● INFORMATION PROVIDED:
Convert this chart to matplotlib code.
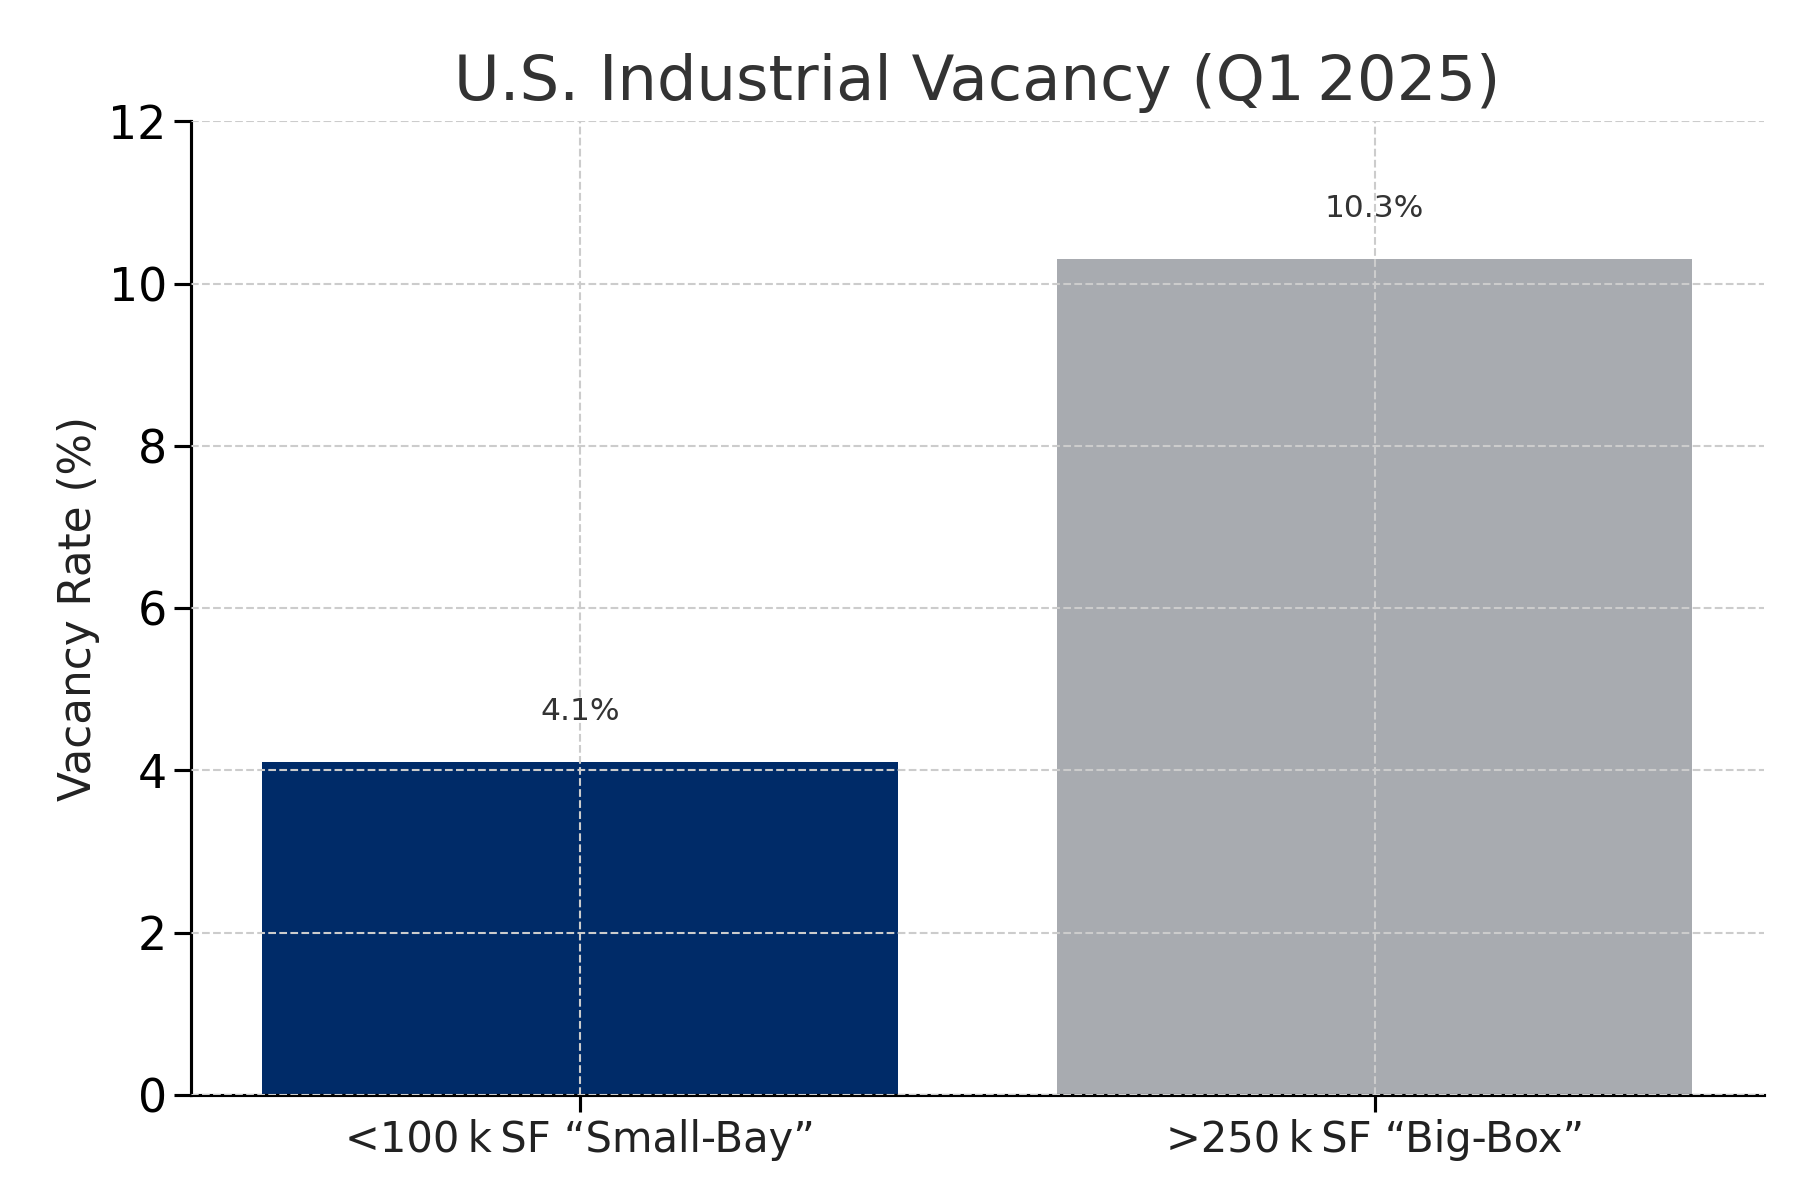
import matplotlib
matplotlib.use("Agg")
import matplotlib.pyplot as plt

categories = ["<100\u2009k\u2009SF \u201cSmall-Bay\u201d", ">250\u2009k\u2009SF \u201cBig-Box\u201d"]
values = [4.1, 10.3]
labels = ["4.1%", "10.3%"]
colors = ["#002b68", "#a8abb0"]

fig = plt.figure(figsize=(12, 8), dpi=150)
ax = fig.add_axes([0.106, 0.0875, 0.874, 0.8115])
x = range(len(categories))
ax.bar(x, values, width=0.8, color=colors, zorder=1)
for xi, v, l in zip(x, values, labels):
    ax.text(xi, v + 0.45, l, ha="center", va="bottom", fontsize=15, color="#333333")
ax.set_xticks(list(x))
ax.set_xticklabels(categories, fontsize=20, color="#222222")
ax.set_ylim(0, 12)
ax.set_yticks(range(0, 13, 2))
ax.tick_params(axis="y", labelsize=22, length=8, width=1.5)
ax.tick_params(axis="x", length=8, width=1.5)
ax.set_ylabel("Vacancy Rate (%)", fontsize=21, color="#222222")
ax.set_title("U.S. Industrial Vacancy (Q1\u20092025)", fontsize=30, color="#333333", pad=10)
ax.grid(True, linestyle="--", color="#cccccc", linewidth=1, zorder=2)
ax.set_axisbelow(False)
for s in ["top", "right"]:
    ax.spines[s].set_visible(False)
for s in ["left", "bottom"]:
    ax.spines[s].set_linewidth(1.5)
fig.savefig("out.png")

● WRITTEN TASK: Leaving the pictures aside, transcribe the entire listing exactly.

● EXPECTED ANSWER:
Convert this chart to matplotlib code.
import matplotlib
matplotlib.use("Agg")
import matplotlib.pyplot as plt

categories = ["<100\u2009k\u2009SF \u201cSmall-Bay\u201d", ">250\u2009k\u2009SF \u201cBig-Box\u201d"]
values = [4.1, 10.3]
labels = ["4.1%", "10.3%"]
colors = ["#002b68", "#a8abb0"]

fig = plt.figure(figsize=(12, 8), dpi=150)
ax = fig.add_axes([0.106, 0.0875, 0.874, 0.8115])
x = range(len(categories))
ax.bar(x, values, width=0.8, color=colors, zorder=1)
for xi, v, l in zip(x, values, labels):
    ax.text(xi, v + 0.45, l, ha="center", va="bottom", fontsize=15, color="#333333")
ax.set_xticks(list(x))
ax.set_xticklabels(categories, fontsize=20, color="#222222")
ax.set_ylim(0, 12)
ax.set_yticks(range(0, 13, 2))
ax.tick_params(axis="y", labelsize=22, length=8, width=1.5)
ax.tick_params(axis="x", length=8, width=1.5)
ax.set_ylabel("Vacancy Rate (%)", fontsize=21, color="#222222")
ax.set_title("U.S. Industrial Vacancy (Q1\u20092025)", fontsize=30, color="#333333", pad=10)
ax.grid(True, linestyle="--", color="#cccccc", linewidth=1, zorder=2)
ax.set_axisbelow(False)
for s in ["top", "right"]:
    ax.spines[s].set_visible(False)
for s in ["left", "bottom"]:
    ax.spines[s].set_linewidth(1.5)
fig.savefig("out.png")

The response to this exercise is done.